In the records below, find each line containing the word "this" and copy it.
START Provided records
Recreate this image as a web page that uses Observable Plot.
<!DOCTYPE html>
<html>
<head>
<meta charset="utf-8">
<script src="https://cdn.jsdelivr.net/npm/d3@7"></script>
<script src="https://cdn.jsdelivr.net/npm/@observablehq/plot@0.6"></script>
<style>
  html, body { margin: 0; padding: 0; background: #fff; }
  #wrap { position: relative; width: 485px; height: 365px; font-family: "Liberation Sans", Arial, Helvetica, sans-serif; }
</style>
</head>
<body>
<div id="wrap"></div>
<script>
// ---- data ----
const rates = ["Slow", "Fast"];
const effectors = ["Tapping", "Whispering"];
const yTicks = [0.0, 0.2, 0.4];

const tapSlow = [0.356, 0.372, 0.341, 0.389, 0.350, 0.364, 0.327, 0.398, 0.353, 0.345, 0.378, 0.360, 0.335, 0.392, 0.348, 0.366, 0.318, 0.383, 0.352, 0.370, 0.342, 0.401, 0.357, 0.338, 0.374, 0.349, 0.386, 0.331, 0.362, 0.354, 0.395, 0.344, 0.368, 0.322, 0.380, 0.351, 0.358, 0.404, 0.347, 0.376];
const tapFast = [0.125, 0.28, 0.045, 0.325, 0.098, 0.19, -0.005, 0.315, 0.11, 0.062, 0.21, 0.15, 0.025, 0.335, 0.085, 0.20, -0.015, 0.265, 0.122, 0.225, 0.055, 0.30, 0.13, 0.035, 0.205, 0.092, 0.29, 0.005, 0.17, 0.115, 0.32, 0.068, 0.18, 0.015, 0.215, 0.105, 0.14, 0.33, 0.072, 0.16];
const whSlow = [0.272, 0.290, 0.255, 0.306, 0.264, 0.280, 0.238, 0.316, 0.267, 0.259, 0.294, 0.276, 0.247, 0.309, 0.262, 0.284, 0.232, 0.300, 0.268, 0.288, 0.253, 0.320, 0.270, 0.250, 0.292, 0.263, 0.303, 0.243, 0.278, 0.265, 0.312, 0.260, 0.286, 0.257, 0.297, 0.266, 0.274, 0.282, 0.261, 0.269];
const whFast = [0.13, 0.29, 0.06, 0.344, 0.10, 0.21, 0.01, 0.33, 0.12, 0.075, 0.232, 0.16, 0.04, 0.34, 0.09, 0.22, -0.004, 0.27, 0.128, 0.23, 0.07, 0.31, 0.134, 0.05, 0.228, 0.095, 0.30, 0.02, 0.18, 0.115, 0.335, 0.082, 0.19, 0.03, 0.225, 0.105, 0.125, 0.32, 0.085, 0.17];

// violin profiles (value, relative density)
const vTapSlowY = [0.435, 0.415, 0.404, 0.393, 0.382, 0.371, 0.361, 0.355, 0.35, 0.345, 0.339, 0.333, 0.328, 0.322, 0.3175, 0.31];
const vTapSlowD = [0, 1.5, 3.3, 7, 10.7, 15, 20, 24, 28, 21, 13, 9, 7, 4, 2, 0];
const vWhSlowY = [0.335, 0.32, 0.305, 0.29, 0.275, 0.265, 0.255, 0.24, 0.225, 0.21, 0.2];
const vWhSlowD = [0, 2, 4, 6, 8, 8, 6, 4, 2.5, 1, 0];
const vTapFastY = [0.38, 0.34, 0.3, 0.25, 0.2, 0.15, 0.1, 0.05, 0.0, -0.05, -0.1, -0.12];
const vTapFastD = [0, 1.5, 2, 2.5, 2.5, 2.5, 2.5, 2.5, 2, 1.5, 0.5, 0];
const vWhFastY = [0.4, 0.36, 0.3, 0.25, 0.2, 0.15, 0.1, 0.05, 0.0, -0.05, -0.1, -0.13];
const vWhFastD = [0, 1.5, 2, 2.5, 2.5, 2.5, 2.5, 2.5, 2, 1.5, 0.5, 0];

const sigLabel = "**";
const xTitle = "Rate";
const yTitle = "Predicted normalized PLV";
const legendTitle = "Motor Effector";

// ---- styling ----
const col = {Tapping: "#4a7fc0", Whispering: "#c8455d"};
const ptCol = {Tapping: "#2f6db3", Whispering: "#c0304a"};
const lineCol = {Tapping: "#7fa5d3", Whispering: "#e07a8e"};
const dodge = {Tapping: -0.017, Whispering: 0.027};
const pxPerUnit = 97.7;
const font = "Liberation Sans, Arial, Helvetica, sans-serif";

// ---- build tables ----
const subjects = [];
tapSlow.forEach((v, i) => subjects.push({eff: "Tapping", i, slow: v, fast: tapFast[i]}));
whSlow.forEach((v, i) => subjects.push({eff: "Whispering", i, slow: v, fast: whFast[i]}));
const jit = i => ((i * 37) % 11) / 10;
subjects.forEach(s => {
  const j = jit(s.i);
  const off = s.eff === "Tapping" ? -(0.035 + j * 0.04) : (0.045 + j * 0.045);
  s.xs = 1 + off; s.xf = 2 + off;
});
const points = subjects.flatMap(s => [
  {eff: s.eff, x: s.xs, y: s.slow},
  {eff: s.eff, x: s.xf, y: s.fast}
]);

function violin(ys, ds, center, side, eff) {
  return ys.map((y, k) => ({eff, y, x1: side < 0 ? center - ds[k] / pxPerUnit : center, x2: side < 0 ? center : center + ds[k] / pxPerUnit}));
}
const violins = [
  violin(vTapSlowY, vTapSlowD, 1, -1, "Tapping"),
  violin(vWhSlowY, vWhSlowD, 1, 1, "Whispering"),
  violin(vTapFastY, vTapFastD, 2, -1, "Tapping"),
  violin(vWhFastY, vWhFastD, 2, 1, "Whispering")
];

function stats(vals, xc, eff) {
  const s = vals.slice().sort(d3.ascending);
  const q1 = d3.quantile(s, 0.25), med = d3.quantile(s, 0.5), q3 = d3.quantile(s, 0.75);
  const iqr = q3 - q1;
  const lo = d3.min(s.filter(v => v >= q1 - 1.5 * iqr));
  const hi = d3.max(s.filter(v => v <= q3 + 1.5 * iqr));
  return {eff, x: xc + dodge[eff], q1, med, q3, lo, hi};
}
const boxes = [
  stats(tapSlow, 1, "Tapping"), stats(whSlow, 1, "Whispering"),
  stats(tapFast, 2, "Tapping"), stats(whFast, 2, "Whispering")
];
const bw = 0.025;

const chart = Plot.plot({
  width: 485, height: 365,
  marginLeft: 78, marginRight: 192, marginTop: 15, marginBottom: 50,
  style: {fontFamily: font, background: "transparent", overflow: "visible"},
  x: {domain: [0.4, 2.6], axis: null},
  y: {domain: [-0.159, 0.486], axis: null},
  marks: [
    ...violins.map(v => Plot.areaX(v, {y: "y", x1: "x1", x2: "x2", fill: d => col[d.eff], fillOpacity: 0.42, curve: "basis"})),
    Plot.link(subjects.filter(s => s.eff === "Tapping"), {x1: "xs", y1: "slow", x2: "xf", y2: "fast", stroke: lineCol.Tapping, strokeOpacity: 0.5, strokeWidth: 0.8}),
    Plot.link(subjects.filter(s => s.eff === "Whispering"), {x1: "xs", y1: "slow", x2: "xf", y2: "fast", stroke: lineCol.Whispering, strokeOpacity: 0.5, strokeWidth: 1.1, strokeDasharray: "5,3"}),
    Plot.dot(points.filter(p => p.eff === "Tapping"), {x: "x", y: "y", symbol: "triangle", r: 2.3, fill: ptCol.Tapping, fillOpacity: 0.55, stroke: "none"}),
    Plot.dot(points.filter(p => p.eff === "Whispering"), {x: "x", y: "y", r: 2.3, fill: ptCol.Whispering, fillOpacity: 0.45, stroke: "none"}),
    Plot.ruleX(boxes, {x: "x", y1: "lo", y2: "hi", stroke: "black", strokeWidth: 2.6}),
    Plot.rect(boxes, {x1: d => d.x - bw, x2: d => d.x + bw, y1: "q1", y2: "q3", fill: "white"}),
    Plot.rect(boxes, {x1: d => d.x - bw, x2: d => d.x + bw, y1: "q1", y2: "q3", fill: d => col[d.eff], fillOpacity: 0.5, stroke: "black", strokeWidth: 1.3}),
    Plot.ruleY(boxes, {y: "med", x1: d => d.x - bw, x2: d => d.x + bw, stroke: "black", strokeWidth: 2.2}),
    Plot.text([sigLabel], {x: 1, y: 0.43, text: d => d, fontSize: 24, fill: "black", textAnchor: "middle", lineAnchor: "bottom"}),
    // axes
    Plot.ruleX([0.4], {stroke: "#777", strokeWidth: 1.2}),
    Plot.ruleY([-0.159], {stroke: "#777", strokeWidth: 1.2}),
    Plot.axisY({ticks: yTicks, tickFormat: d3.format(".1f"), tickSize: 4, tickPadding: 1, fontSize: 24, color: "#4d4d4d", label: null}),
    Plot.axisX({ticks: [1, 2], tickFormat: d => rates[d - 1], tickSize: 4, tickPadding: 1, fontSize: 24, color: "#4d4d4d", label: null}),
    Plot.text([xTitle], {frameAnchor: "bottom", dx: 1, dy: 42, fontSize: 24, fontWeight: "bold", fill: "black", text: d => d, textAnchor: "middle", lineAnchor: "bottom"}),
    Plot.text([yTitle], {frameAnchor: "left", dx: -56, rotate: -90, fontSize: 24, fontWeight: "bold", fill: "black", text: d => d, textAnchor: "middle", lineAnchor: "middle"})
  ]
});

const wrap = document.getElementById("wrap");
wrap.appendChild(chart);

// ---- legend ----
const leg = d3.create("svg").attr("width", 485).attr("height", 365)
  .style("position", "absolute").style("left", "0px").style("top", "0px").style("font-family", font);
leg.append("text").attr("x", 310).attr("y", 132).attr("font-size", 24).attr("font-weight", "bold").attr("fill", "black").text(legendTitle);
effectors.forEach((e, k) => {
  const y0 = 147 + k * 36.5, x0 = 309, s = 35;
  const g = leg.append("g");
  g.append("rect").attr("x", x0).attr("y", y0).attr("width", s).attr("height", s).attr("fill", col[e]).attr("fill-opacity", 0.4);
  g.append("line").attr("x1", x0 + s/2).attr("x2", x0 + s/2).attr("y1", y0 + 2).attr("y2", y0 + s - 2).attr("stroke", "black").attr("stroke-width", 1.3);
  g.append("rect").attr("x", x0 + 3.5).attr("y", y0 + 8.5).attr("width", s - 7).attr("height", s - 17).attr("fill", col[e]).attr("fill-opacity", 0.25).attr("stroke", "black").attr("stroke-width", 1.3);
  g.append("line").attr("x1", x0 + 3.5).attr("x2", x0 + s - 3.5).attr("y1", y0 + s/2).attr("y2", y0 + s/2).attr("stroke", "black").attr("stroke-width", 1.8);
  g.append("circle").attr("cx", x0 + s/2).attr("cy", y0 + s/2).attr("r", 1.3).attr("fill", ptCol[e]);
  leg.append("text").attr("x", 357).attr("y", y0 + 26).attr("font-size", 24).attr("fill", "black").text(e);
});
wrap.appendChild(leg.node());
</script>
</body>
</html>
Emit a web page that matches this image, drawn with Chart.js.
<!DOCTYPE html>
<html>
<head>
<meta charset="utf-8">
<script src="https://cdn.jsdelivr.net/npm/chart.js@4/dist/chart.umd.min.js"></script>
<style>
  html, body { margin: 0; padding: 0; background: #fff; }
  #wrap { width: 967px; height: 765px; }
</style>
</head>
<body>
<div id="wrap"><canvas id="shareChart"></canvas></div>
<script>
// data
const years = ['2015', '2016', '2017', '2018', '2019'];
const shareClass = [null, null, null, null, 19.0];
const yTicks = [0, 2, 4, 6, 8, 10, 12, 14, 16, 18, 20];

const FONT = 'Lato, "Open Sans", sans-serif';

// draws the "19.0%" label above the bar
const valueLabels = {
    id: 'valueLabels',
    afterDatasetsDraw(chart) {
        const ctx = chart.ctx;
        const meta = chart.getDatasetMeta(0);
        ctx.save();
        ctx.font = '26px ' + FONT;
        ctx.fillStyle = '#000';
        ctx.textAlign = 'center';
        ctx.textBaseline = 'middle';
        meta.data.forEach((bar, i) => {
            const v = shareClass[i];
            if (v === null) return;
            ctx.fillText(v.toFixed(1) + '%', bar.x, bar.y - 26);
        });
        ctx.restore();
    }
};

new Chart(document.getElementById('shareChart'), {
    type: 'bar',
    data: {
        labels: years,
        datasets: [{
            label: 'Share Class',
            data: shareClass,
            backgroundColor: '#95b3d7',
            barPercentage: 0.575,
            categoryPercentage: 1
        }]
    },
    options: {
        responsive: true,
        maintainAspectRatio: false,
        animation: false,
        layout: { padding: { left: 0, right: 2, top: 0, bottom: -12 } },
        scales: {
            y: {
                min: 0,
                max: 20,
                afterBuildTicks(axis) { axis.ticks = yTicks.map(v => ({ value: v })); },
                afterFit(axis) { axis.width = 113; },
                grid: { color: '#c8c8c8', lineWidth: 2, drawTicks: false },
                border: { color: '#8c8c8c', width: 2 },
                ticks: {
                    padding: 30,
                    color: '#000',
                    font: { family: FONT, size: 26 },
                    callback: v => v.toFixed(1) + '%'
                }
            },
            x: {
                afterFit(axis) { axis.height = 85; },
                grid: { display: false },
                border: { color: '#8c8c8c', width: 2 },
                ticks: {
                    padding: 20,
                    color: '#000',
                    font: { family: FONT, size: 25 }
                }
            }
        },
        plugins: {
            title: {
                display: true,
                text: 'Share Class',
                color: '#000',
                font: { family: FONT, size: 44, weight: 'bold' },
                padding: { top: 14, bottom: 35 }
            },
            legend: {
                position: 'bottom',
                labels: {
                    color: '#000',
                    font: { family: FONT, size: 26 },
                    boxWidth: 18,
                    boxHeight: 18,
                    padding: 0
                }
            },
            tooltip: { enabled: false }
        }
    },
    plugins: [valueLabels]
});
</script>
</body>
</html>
END Provided records
#### [Answer]
Recreate this image as a web page that uses Observable Plot.
Emit a web page that matches this image, drawn with Chart.js.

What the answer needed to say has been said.